It’s 7:30 am, and the morning air is crisp and damp as the Fire Regime field crew unloads their bags and the chainsaw from their truck. They a long way to hike across rugged terrain to get to their first plot, and they’ll have to move fast. Traveling off-trail takes time, and so does the process of painstakingly searching the mountain slopes and ridges for signs of ancient fires, captured in the rings of living and dead trees. Cameron Naficy leads the way, guiding his team through open pine forests as the gray jays observe their progress from the trees.
By the time they get back to the truck nearly twelve hours later, they will be tired, hungry, and carrying 45 new tree cores and 5–15 tree cross-sections to add to the pile. It’s a tough job, but they wouldn’t have it any other way.
All the kilometers traveled and samples collected were motivated by the question: What was the pre-industrial (i.e., pre-fire suppression) fire regime of the Landscapes in Motion study area? To answer this question, the team used tree cores and fire scars to document when trees grew and burned, and learn how fires shaped the forests of these dynamic landscapes.
Reconstructing historical fire regimes
In 2018 and 2019, the Fire Regime team collected thousands of tree cores and hundreds of cross-sections of fire-scarred trees across six sites in Alberta’s Foothills. These samples were later processed and crossdated using “master chronologies.” This process made it possible to learn each tree’s year of establishment, age, early growth rates, and for dead trees, the year of death. It also allowed them to assign an exact calendar year to each fire scar found in the cross-sections.
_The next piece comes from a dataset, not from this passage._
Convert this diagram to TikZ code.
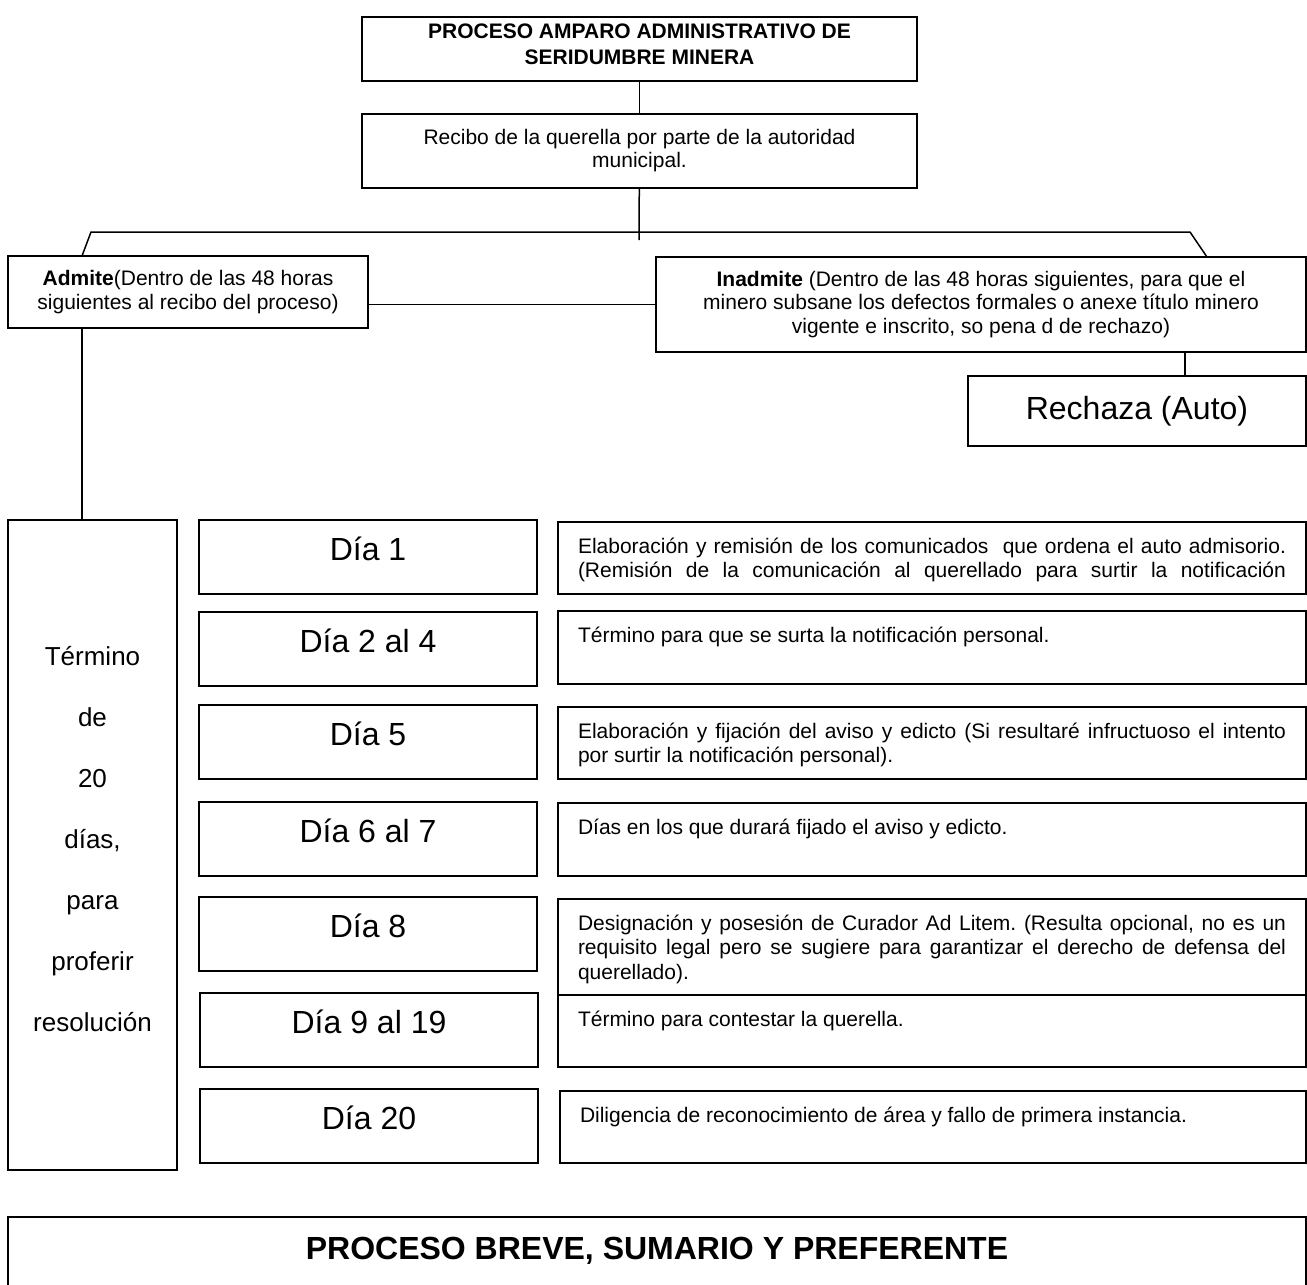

Map of the Landscapes in Motion study area, with the Fire Regime team’s plots represented by dots. Inset: map showing plot boundaries for one of the sites; red dots indicate plots where tree cores were collected and “x” indicates where fire scars were collected. Image courtesy of Cameron Naficy.
This landscape has been shaped by a mixed-severity fire regime with very frequent fire
The Fire Regime team used their on-the-ground data to reconstruct the fire history of the area. They found that fires were quite frequent within the fire-sensitive forest types of the study area, with median fire return intervals between 25–40 years for most cover types. Douglas-fir forests were the one cover type that had a notably frequent fires, with median return intervals ranging between 15–20 years between successive fires in a patch of forest.
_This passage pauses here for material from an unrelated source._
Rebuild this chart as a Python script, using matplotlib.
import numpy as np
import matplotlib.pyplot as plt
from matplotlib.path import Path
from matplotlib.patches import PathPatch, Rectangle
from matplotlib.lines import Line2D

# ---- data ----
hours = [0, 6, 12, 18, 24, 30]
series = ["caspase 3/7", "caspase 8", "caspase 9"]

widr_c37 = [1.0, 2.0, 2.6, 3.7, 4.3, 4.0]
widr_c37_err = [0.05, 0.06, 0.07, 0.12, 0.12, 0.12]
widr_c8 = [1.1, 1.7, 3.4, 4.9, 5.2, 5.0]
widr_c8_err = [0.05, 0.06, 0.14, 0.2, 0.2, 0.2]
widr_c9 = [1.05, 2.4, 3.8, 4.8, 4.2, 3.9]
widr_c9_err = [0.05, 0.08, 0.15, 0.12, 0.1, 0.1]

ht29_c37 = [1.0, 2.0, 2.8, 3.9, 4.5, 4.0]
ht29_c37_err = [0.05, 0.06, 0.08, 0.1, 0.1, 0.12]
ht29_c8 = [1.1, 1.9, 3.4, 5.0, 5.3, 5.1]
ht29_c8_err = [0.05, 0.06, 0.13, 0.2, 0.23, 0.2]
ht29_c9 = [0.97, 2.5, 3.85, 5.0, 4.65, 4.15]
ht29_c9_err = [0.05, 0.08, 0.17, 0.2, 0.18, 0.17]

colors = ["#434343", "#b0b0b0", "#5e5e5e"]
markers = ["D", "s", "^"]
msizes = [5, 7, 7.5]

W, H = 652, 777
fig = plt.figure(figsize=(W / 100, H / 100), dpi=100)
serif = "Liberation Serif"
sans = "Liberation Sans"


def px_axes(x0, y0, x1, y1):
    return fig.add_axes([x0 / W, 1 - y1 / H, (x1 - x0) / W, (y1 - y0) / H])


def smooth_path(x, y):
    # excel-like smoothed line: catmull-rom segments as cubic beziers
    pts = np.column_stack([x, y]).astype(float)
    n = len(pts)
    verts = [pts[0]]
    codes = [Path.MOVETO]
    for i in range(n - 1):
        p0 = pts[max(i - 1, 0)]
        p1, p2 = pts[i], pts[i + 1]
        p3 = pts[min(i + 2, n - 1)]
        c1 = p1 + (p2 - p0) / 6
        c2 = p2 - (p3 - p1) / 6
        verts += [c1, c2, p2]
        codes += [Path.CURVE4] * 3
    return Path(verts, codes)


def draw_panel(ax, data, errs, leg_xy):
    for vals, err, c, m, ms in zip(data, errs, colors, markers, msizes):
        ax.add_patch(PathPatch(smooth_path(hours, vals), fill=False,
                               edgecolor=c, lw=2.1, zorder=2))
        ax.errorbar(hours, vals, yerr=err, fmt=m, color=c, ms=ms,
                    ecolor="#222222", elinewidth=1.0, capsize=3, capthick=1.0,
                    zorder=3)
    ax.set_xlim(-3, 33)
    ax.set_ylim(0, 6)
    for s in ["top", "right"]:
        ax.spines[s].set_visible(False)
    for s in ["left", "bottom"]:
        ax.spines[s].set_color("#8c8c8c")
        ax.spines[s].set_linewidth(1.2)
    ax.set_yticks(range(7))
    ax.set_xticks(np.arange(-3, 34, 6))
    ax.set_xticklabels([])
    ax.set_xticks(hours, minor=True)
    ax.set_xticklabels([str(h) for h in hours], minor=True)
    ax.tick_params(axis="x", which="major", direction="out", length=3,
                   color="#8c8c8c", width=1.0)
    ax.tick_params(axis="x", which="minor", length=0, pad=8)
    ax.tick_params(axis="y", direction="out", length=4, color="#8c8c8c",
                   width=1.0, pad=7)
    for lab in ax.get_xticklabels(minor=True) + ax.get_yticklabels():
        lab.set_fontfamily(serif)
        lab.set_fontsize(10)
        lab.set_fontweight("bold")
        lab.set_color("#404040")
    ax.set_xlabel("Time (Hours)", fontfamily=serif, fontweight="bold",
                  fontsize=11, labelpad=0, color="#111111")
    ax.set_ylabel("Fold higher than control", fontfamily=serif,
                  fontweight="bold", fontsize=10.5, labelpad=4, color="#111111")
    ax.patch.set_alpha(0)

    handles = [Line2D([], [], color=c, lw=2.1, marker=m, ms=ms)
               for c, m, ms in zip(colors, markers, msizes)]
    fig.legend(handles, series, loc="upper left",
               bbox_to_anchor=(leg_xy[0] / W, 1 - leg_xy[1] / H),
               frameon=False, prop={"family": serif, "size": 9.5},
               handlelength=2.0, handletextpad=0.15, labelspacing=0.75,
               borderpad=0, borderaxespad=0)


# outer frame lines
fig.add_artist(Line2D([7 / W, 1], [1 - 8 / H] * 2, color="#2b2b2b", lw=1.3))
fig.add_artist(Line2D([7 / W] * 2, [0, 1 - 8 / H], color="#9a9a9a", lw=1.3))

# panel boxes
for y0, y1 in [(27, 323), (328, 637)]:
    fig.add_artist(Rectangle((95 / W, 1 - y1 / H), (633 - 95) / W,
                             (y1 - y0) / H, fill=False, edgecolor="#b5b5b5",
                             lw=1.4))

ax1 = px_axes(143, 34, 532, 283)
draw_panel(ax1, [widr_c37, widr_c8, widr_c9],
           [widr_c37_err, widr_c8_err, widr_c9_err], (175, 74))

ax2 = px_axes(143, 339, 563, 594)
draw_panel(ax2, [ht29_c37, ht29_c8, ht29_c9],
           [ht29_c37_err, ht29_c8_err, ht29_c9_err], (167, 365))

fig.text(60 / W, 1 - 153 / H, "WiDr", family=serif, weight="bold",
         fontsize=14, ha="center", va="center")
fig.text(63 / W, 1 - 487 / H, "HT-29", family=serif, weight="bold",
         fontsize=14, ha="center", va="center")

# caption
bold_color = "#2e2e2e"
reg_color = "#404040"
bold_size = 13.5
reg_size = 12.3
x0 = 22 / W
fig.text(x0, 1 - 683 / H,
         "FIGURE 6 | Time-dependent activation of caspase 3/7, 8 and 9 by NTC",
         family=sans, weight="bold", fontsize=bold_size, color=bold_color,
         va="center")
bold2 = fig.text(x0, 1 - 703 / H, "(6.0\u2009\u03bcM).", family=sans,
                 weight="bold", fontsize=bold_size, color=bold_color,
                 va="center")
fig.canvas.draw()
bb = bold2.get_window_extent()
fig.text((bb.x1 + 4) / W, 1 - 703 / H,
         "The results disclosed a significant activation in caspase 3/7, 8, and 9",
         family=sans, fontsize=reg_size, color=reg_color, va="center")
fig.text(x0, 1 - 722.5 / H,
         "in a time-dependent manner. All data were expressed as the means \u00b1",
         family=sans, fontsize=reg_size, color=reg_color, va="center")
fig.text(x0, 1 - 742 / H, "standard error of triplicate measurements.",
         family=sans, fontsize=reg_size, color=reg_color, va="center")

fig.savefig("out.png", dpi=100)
This high historical fire frequency could have implications for how these forests are managed. Modern timber management practices are largely modeled after an ecosystem’s natural disturbance regime, and this approach has traditionally focused on stand-replacing disturbances with longer return intervals. If fires were more frequent and not always severe, this raises interesting questions about the ways in which these historical fire regimes could inform management approaches. It may also have implications for prescribed burning and fire suppression policies.
The study area was characterized by frequent fires, shown here as the percent of patches in which each fire year was documented. Regional fire years were defined as fires that were recorded in over 20% of patches in the study area, with fires that burned more than 50% of patches colored in red to highlight major and well-documented fire years. “Widespread fire years” were those recorded in more than 10–20% of patches. Overall, local fires (those recorded in less than 10% of patches) comprised 74% of all fire years.
Lodgepole pine and Douglas-fir zones show different mixed-severity fire regimes
Douglas-fir and lodgepole pine forests both had mixed-severity fire regimes, but these regimes—i.e., their fire frequency and severity—showed important differences.
Douglas-fir forests were characterised by very frequent, low- and moderate-severity fires, with occasional high-severity fires. In lodgepole pine forests, high-severity fires were most common but there were more low- and moderate-severity fires than expected.
The historical mixed-severity fire regimes of these two forest types are both more complex and included more frequent fire than previously assumed. While lodgepole pine forests do experience many high-severity fires, the heterogeneity of fire severities and burn patterns led to a greater degree of structural complexity than expected. Likewise, the mix of fire severities in Douglas-fir forests produced stands that are extremely variable and many that are complex, open, patchy, and often interspersed with grassy meadows or aspen.
Examples of forests that result from mixed-severity fire regimes. A) A complex lodgepole pine stand with trees of multiple sizes and ages. B) An older, more complex Douglas-fir forest with a sparsely-vegetated understory. Photos by Cameron Naficy.
The results of the Fire Regime team’s work (and that of the other teams) suggests that disturbance regimes in southwestern Alberta were more complex than previously assumed—fires were both more frequent and less severe, on average.
The team also found evidence suggesting that Indigenous burning played an important role in shaping the forests of southwest Alberta before these practices were formally suppressed through provincial policy.
These findings will have implications for forest management that strives to emulate the natural disturbance regimes of the region as our understanding of these regimes changes.